I don’t want this to be an excessively scathing review, what The Brotherhood devs did here is an amazing work of love and I encourage them to pursue their vision as much as they can and at the best of their capabilities. Contrary to many horror games, those made of poor and cheap ideas thrown around for shock value to create the bare minimum Outlast-clone, Stasis Bone Totem is far more than competently made, with a clear image behind, engaging concepts, strong writing and intriguing puzzles, and the sum of each part is a chore to play.

For example, it’s a given apparently that point-and-click adventure games must have some sections with a sprawling, intertwined map where multiple interactions must be followed simultaneously to progress, at the risk of having maybe too much backtracking, unintuitive inventory puzzles and some areas that are visually less interesting than others. That is the entirety of this game.

There are so, so, so many screens to traverse that at one point I dreaded finding new places rather than feeling curious at what might expect me. In no small part because there are clear limits in what the map design could achieve with texture and effects alone, and so much of the impact was conveyed through written descriptions, of gore, flora, environments, decors and so on, and they are fine, evocative even, but there is just too much of them.

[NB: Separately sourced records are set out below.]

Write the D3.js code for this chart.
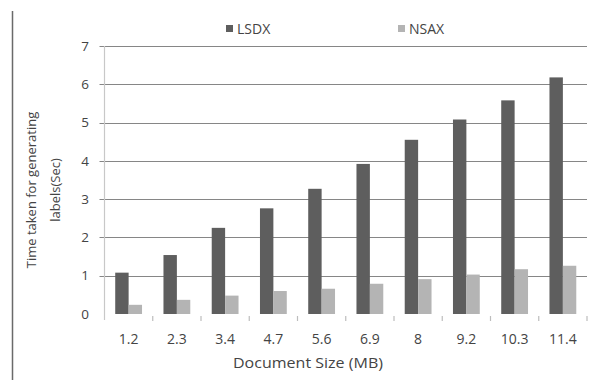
<!DOCTYPE html>
<html>
<head>
<meta charset="utf-8">
<script src="https://cdn.jsdelivr.net/npm/d3@7"></script>
<style>
  html, body { margin: 0; padding: 0; background: #fff; }
  svg { display: block; }
  text { font-family: "Open Sans", "DejaVu Sans", sans-serif; fill: #444; }
</style>
</head>
<body>
<svg id="chart" width="602" height="380"></svg>
<script>
// Document sizes (MB) on the x axis
const categories = ["1.2", "2.3", "3.4", "4.7", "5.6", "6.9", "8", "9.2", "10.3", "11.4"];
// Label generation time in seconds
const lsdx = [1.08, 1.54, 2.25, 2.76, 3.27, 3.92, 4.55, 5.08, 5.58, 6.18];
const nsax = [0.24, 0.37, 0.48, 0.60, 0.66, 0.79, 0.91, 1.03, 1.17, 1.26];
const seriesNames = ["LSDX", "NSAX"];
const yTicks = [0, 1, 2, 3, 4, 5, 6, 7];

const colors = { LSDX: "#5e5e5e", NSAX: "#b4b4b4" };
const seriesValues = { LSDX: lsdx, NSAX: nsax };

const svg = d3.select("#chart");

const plot = { left: 104.5, right: 587, top: 46, bottom: 314 };

const x0 = d3.scaleBand().domain(categories).range([plot.left, plot.right]).padding(0);
const x1 = d3.scaleBand().domain(seriesNames).range([0, x0.bandwidth()])
  .paddingInner(0).paddingOuter(0.8);
const y = d3.scaleLinear().domain([0, 7]).range([plot.bottom, plot.top]);

// frame line on the left edge
svg.append("line")
  .attr("x1", 12.5).attr("x2", 12.5).attr("y1", 11).attr("y2", 380)
  .attr("stroke", "#6a6a6a").attr("stroke-width", 1.5);

// horizontal gridlines with small ticks left of the axis
svg.append("g").selectAll("line").data(yTicks.filter(d => d > 0)).join("line")
  .attr("x1", plot.left - 5).attr("x2", plot.right)
  .attr("y1", d => Math.round(y(d)) + 0.5).attr("y2", d => Math.round(y(d)) + 0.5)
  .attr("stroke", "#868686").attr("stroke-width", 1);

// y axis line
svg.append("line")
  .attr("x1", plot.left).attr("x2", plot.left)
  .attr("y1", plot.top).attr("y2", plot.bottom + 6)
  .attr("stroke", "#c8c8c8").attr("stroke-width", 1.2);

// y tick labels
svg.append("g").selectAll("text").data(yTicks).join("text")
  .attr("x", 89).attr("y", d => y(d))
  .attr("dy", "0.35em").attr("text-anchor", "end")
  .attr("font-size", 13.5)
  .text(d => d);

// x tick marks at band boundaries
const boundaries = categories.map(c => x0(c)).concat([plot.right]);
svg.append("g").selectAll("line").data(boundaries.slice(1)).join("line")
  .attr("x1", d => d).attr("x2", d => d)
  .attr("y1", plot.bottom + 2).attr("y2", plot.bottom + 7)
  .attr("stroke", "#bdbdbd").attr("stroke-width", 1.2);

// bars
const groups = svg.append("g").selectAll("g").data(categories).join("g")
  .attr("transform", c => `translate(${x0(c)},0)`);
groups.selectAll("rect")
  .data((c, i) => seriesNames.map(s => ({ s, v: seriesValues[s][i] })))
  .join("rect")
  .attr("x", d => x1(d.s))
  .attr("width", x1.bandwidth())
  .attr("y", d => y(d.v))
  .attr("height", d => y(0) - y(d.v))
  .attr("fill", d => colors[d.s]);

// x tick labels
svg.append("g").selectAll("text").data(categories).join("text")
  .attr("x", c => x0(c) + x0.bandwidth() / 2)
  .attr("y", 339).attr("dy", "0.35em")
  .attr("text-anchor", "middle").attr("font-size", 14)
  .text(c => c);

// x axis title
svg.append("text")
  .attr("x", 308).attr("y", 363).attr("dy", "0.35em")
  .attr("text-anchor", "middle").attr("font-size", 14.5)
  .attr("textLength", 150).attr("lengthAdjust", "spacingAndGlyphs")
  .text("Document Size (MB)");

// y axis title, two lines
const yTitle = svg.append("text")
  .attr("transform", "translate(31,190) rotate(-90)")
  .attr("text-anchor", "middle").attr("font-size", 13);
yTitle.append("tspan").attr("x", 0).attr("dy", "0.35em").text("Time taken for generating");
yTitle.append("tspan").attr("x", 0).attr("dy", "1.85em").text("labels(Sec)");

// legend
const legendItems = [{ s: "LSDX", x: 226 }, { s: "NSAX", x: 398 }];
const legend = svg.append("g").selectAll("g").data(legendItems).join("g")
  .attr("transform", d => `translate(${d.x},0)`);
legend.append("rect")
  .attr("x", 0).attr("y", 25).attr("width", 7).attr("height", 7)
  .attr("fill", d => colors[d.s]);
legend.append("text")
  .attr("x", 11).attr("y", 29).attr("dy", "0.35em")
  .attr("font-size", 14)
  .text(d => d.s);
</script>
</body>
</html>
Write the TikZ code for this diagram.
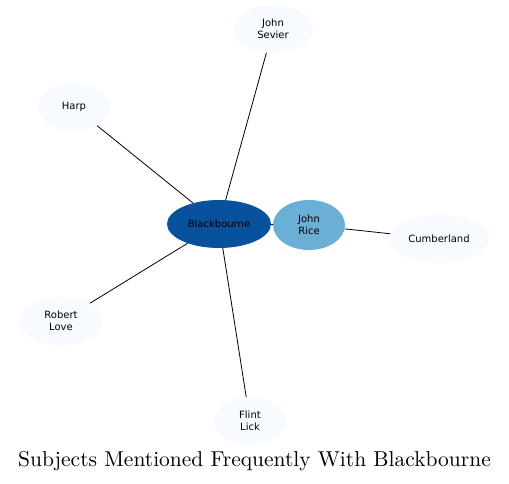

I don't think a horror game necessarily loses its spark when the danger and mystery behind it are solved, but there is a moment when the balance between subtext and text is broken in favour of the latter and, at that point, you start to think the game is actively wasting your time. Each time I found a new room and scanned it with the ping, ten new green points with no interactions but text would pop up and I shivered at the idea of having to find and read each of them. That’s not even mentioning what I felt whenever a new PDA showed up. The cardinal sin, however, is having entire areas devoid of anything but items to pick up or just descriptions; if a room is only there to make the player walk more from one puzzle to the other instead of offering anything worthwhile but text, that room should not be there in the first place.

Same goes for the dialogues between the characters, there are only amazing voice performances in the game, and the players will absolutely take note of that because the characters never ever shut up. Every minute, interesting thing in the game necessitates for them to actively react and describe, talk between each other about what’s clearly there in front of them and it’s excruciating. It’s fine in terms of showing their interactions, the family dynamics and how they feel in key moments, but again it’s just too much text, just let me find something disturbing and react to it before any of these berks have something to say about it.

Between the end of chapter 2 and the halfway point of chapter 3 I was detached from anything that was happening in the story. There had been some interesting twists, but I had to run around empty maps so much, between so much text and hearing so much of the same reactions and dialogue from the cast, that it made some of my favourite tropes (the underwater horror, being trapped in a sci-fi confinement, violent murder mysteries and the moral implications of what capitalism and religion do to people) felt cheap and overwritten.

Sometimes it felt like the developers knew this too, because there were many terminals and documents scattered around with barely any text or commentary but simply pictures of experiments and unknown lifeforms or old drawings of alien schematics, and they were just so much more effective precisely because there was no explanation or reaction.

Stasis Bone Totem is kind of worth the effort though, I kept going ‘til the end because this is the type of video game that needs to be made. Just last year we had Signalis and Iron Lung, among many others I certainly have not even heard of, and they did nail the feeling of being trapped, haunted, oppressed, helpless but having to move forward, and they clearly conveyed all these emotions through gameplay and very little with straightforward narration, because in such hostile and terrifying situations the mind can fill in the blanks immensely well. A lot of work was put into SBT, amazing and effective work, just too much work for the kind of experience, I think, it was going for.